Monitor five key metrics per provider: error rate (5xx and non-retryable 4xx), schema validation failures, auth failures, p99 response time, and null field rate. Set alert thresholds (e.g., >5% error rate over 5 minutes) and use schema validation on every response to catch silent breaks where the provider returns HTTP 200 with a changed payload.
What is the fastest way to fix a breaking API change without deploying code?
Use a configuration-based patch at the appropriate override level. Global patches fix provider-wide changes for all customers. Environment-level overrides target a single customer's configuration. Account-level overrides fix one connected account. Each is a data operation applied immediately without a code deploy or restart.
What RBAC permissions should be required for patching integration configuration during an incident?

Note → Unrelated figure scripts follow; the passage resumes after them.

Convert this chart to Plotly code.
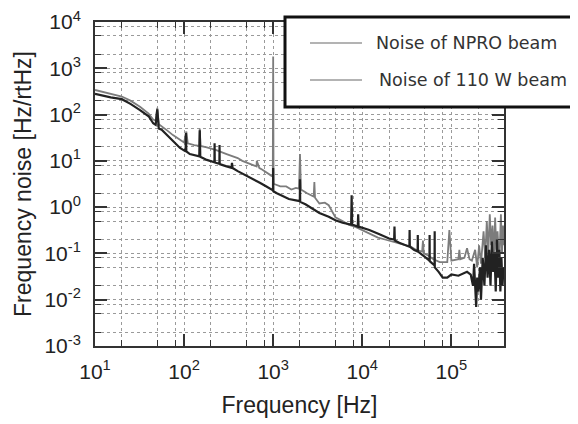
"""Frequency noise spectra of the NPRO seed and the 110 W amplified beam."""
import plotly.graph_objects as go

# ---- data ----
freq_110w = [10, 12, 15, 20, 25, 32, 40, 45, 48, 50, 52, 56, 65, 75, 90, 100, 106, 110,
             130, 148, 150, 153, 180, 230, 300, 350, 400, 450, 500, 550, 600, 650, 655,
             700, 750, 840, 900, 950, 990, 1000, 1010, 1100, 1200, 1400, 1600, 1800, 1950,
             2000, 2050, 2400, 2850, 2900, 2950, 3300, 3800, 4200, 5000, 6000, 7000, 8500,
             10000, 12000, 15000, 18000, 22000, 26000, 30000, 35000, 40000, 47000, 48000,
             49000, 55000, 63000, 74000, 90000, 95000, 100000, 120000, 123000, 126000,
             140000, 150000, 160000, 170000, 185000, 195000, 205000, 215000, 230000, 240000,
             250000, 260000, 270000, 280000, 290000, 300000, 310000, 320000, 330000, 345000,
             360000, 370000, 380000, 390000]
noise_110w = [340, 310, 280, 245, 200, 148, 105, 78, 74, 140, 62, 55, 45, 36, 29, 25, 43, 24,
              22, 21, 50, 21, 19.5, 17, 14, 12.5, 11.5, 10, 9.3, 8.8, 8, 7.6, 10,
              7, 6.5, 5.5, 5.2, 4.8, 4.6, 1800, 3.2, 3.0, 2.8, 2.8, 2.4, 2.6, 2.5,
              14, 2.4, 2.0, 1.7, 3.5, 1.6, 1.2, 1.25, 1.1, 0.6, 0.5, 0.42, 0.37,
              0.32, 0.27, 0.22, 0.2, 0.18, 0.16, 0.15, 0.14, 0.12, 0.11, 0.19,
              0.1, 0.09, 0.075, 0.065, 0.065, 0.32, 0.07, 0.075, 0.12, 0.075,
              0.08, 0.13, 0.075, 0.07, 0.12, 0.05, 0.15, 0.06, 0.3, 0.08,
              0.5, 0.1, 0.7, 0.15, 0.4, 0.08, 0.6, 0.12, 0.3, 0.06,
              0.7, 0.1, 0.4, 0.15]

freq_npro = [10, 12, 15, 20, 25, 32, 40, 45, 48, 50, 52, 56, 65, 75, 90, 104, 105, 106,
             116, 148, 150, 152, 180, 219, 220, 221, 249, 250, 251, 300, 340, 345, 350,
             400, 500, 600, 700, 840, 950, 995, 1000, 1005, 1100, 1300, 1500, 1800, 1990,
             2000, 2010, 2300, 2700, 3300, 4200, 5000, 6000, 7500, 7600, 7700, 8900, 9000,
             9100, 10000, 12000, 15600, 20000, 22800, 23000, 23200, 26000, 30000, 33800,
             34000, 34200, 38000, 41800, 42000, 42200, 50000, 56800, 57000, 57200, 64800,
             65000, 65200, 72000, 80000, 90000, 100000, 120000, 150000, 165000, 175000,
             180000, 185000, 190000, 195000, 200000, 210000, 215000, 225000, 235000,
             245000, 255000, 265000, 275000, 285000, 295000, 305000, 315000, 325000,
             335000, 345000, 355000, 365000, 375000, 385000]
noise_npro = [280, 255, 235, 215, 170, 125, 92, 65, 60, 130, 50, 47, 35, 26, 19, 16, 40, 16,
              14, 12.5, 46, 12.3, 10.5, 9.3, 24, 9.2, 8.6, 22, 8.5, 7.6, 7.1, 9, 7,
              6, 4.8, 4.1, 3.4, 2.8, 2.4, 2.3, 7, 2.2, 2.0, 1.7, 1.5, 1.4, 1.35,
              4, 1.3, 1.15, 0.95, 0.75, 0.62, 0.52, 0.46, 0.42, 1.8, 0.42, 0.38, 0.7,
              0.38, 0.36, 0.32, 0.26, 0.21, 0.2, 0.38, 0.19, 0.17, 0.15, 0.14,
              0.32, 0.14, 0.12, 0.11, 0.25, 0.11, 0.085, 0.07, 0.25, 0.068, 0.055,
              0.3, 0.05, 0.04, 0.03, 0.03, 0.035, 0.033, 0.04, 0.035, 0.02,
              0.06, 0.012, 0.007, 0.03, 0.015, 0.05, 0.01, 0.08, 0.02,
              0.15, 0.03, 0.12, 0.02, 0.18, 0.04, 0.1, 0.015, 0.2,
              0.03, 0.12, 0.015, 0.08, 0.02, 0.05]

x_major = [10, 100, 1000, 10000, 100000]
x_major_text = ["10<sup>1</sup>", "10<sup>2</sup>", "10<sup>3</sup>", "10<sup>4</sup>", "10<sup>5</sup>"]
y_major = [1e-3, 1e-2, 1e-1, 1, 10, 100, 1000, 10000]
y_major_text = ["10<sup>-3</sup>", "10<sup>-2</sup>", "10<sup>-1</sup>", "10<sup>0</sup>",
                "10<sup>1</sup>", "10<sup>2</sup>", "10<sup>3</sup>", "10<sup>4</sup>"]
minor_steps = [2, 5, 8]
legend_labels = ["Noise of NPRO beam", "Noise of 110 W beam"]

x_minor = [m * d for d in x_major for m in minor_steps if m * d < 3.9e5]
y_minor = [m * d for d in y_major[:-1] for m in minor_steps]

# the page body adds an 8px margin, so the figure is 8px smaller than the window
PAD = 8
FW, FH = 578 - PAD, 424 - PAD
L, R, T, B = 95 - PAD, 74, 22 - PAD, 78
W, H = FW - L - R, FH - T - B


def paper(px, py):
    """pixel position in the window -> paper coordinates"""
    return (px - PAD - L) / W, (FH - B - (py - PAD)) / H


fig = go.Figure()
fig.add_trace(go.Scatter(x=freq_110w, y=noise_110w, mode="lines",
                         line=dict(color="#7c7c7c", width=1.8), showlegend=False))
fig.add_trace(go.Scatter(x=freq_npro, y=noise_npro, mode="lines",
                         line=dict(color="#222", width=2.2), showlegend=False))

label_font = dict(family="Liberation Sans, Arial", size=23, color="#222")
axis_common = dict(
    showline=True, linecolor="#333", linewidth=2, mirror="allticks",
    ticks="inside", ticklen=12, tickwidth=1.5, tickcolor="#333",
    showgrid=True, gridcolor="#9a9a9a", gridwidth=1, griddash="dot",
    zeroline=False, automargin=False, ticklabeloverflow="allow",
    tickfont=dict(family="Liberation Sans, Arial", size=21, color="#222"),
    minor=dict(ticks="inside", ticklen=6, tickwidth=1.2, tickcolor="#333",
               showgrid=True, gridcolor="#9a9a9a", gridwidth=1, griddash="dot"),
)

fig.update_xaxes(type="log", range=[1, 5.591], tickvals=x_major, ticktext=x_major_text,
                 minor_tickvals=x_minor, ticklabelstandoff=6,
                 title=dict(text="Frequency [Hz]", standoff=15, font=label_font),
                 **axis_common)
fig.update_yaxes(type="log", range=[-3, 4], tickvals=y_major, ticktext=y_major_text,
                 minor_tickvals=y_minor, ticklabelstandoff=8,
                 title=dict(text="Frequency noise [Hz/rtHz]", standoff=6, font=label_font),
                 **axis_common)

# hand-drawn legend box like the original
bx0, by0 = paper(285, 107)
bx1, by1 = paper(577, 17)
fig.add_shape(type="rect", xref="paper", yref="paper", x0=bx0, y0=by0, x1=bx1, y1=by1,
              line=dict(color="#111", width=3), fillcolor="white", layer="above")
for i, (label, py) in enumerate(zip(legend_labels, [43, 80])):
    lx0, ly = paper(310, py)
    lx1, _ = paper(362, py)
    fig.add_shape(type="line", xref="paper", yref="paper", x0=lx0, y0=ly, x1=lx1, y1=ly,
                  line=dict(color="#9a9a9a", width=1.5), layer="above")
    tx, _ = paper(374 + 3 * i, py)
    fig.add_annotation(text=label, xref="paper", yref="paper", x=tx, y=ly,
                       xanchor="left", yanchor="middle", showarrow=False,
                       font=dict(family="DejaVu Sans, Verdana", size=17.5, color="#333"))

fig.update_layout(
    width=FW, height=FH,
    margin=dict(l=L, r=R, t=T, b=B),
    paper_bgcolor="white", plot_bgcolor="white",
    showlegend=False,
)

fig.write_html("out.html")
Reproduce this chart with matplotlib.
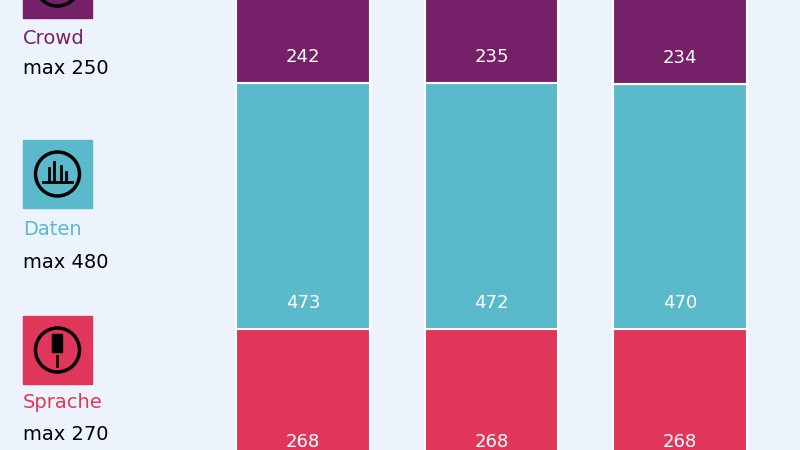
import matplotlib.pyplot as plt
from matplotlib.patches import Rectangle, Circle

# data
groups = ['A', 'B', 'C']
sprache = [268, 268, 268]
daten = [473, 472, 470]
crowd = [242, 235, 234]
series = [('Sprache', sprache, '#e0365a', 270),
          ('Daten', daten, '#5bb9cc', 480),
          ('Crowd', crowd, '#76206a', 250)]

bg = '#edf3fc'
fig = plt.figure(figsize=(8, 4.5), dpi=100, facecolor=bg)
ax = fig.add_axes([0, 0, 1, 1])
ax.set_facecolor(bg)

x = list(range(len(groups)))
bottom = [0] * len(groups)
for name, vals, col, mx in series:
    ax.bar(x, vals, bottom=bottom, width=0.71, color=col,
           edgecolor='white', linewidth=1.5)
    for xi, b, v in zip(x, bottom, vals):
        ax.text(xi, b + 50, str(v), ha='center', va='center',
                color='white', fontsize=13)
    bottom = [b + v for b, v in zip(bottom, vals)]

ax.set_xlim(-1.607, 2.637)
ax.set_ylim(35, 900)
ax.axis('off')

# left legend: icon + name + max (figure pixel layout)
def fy(py):
    return 1 - py / 450

legend = [('Crowd', '#76206a', 250, -50, 38, 68),
          ('Daten', '#5bb9cc', 480, 140, 230, 262),
          ('Sprache', '#e0365a', 270, 316, 403, 434)]
for name, col, mx, top, ny, my in legend:
    fig.patches.append(Rectangle((23 / 800, fy(top + 68)), 69 / 800, 68 / 450,
                                 transform=fig.transFigure, color=col))
    cx, cy = 57.5 / 800, fy(top + 34)
    fig.patches.append(Rectangle((cx - 0.0, cy), 0, 0, transform=fig.transFigure))
    circ = Circle((57.5, 450 - (top + 34)), 22, fill=False, lw=2.5,
                  ec='black', transform=None)
    fig.text(23 / 800, fy(ny), name, color=col, fontsize=14, va='center')
    fig.text(23 / 800, fy(my), 'max %d' % mx, color='black', fontsize=14,
             va='center')
    e = Circle((cx * 800, (1 - fy(0) + fy(top + 34)) * 450), 1)
    from matplotlib.patches import Ellipse
    fig.patches.append(Ellipse((cx, cy), 44 / 800, 44 / 450, fill=False,
                               lw=2.5, ec='black', transform=fig.transFigure))
    if name == 'Daten':
        for dx, h in [(-9, 14), (-3, 20), (3, 16), (9, 10)]:
            fig.lines.append(plt.Line2D([cx + dx / 800] * 2,
                                        [cy - 8 / 450, cy - 8 / 450 + h / 450],
                                        color='black', lw=2,
                                        transform=fig.transFigure))
        fig.lines.append(plt.Line2D([cx - 14 / 800, cx + 14 / 800],
                                    [cy - 8 / 450] * 2, color='black', lw=2,
                                    transform=fig.transFigure))
    elif name == 'Sprache':
        fig.patches.append(Rectangle((cx - 5 / 800, cy - 2 / 450), 10 / 800,
                                     18 / 450, color='black',
                                     transform=fig.transFigure))
        fig.lines.append(plt.Line2D([cx, cx], [cy - 16 / 450, cy - 6 / 450],
                                    color='black', lw=2,
                                    transform=fig.transFigure))
    else:
        fig.lines.append(plt.Line2D([cx, cx], [cy - 4 / 450, cy + 12 / 450],
                                    color='black', lw=3,
                                    transform=fig.transFigure))

fig.savefig('out.png', dpi=100, facecolor=bg)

Scope access by blast radius. On-call engineers should be able to apply account and environment overrides but only propose global patches. Integration team leads can apply global patches with peer review. This prevents a 3 AM fix from accidentally breaking every customer on a provider.
What should a postmortem cover after a breaking API change incident?
A postmortem should document the minute-by-minute timeline, the detection gap (time between the provider's change and your alert), the exact root cause, the config patch applied and by whom, customer impact, audit trail review, any monitoring gaps to close, and whether a contract test could prevent recurrence.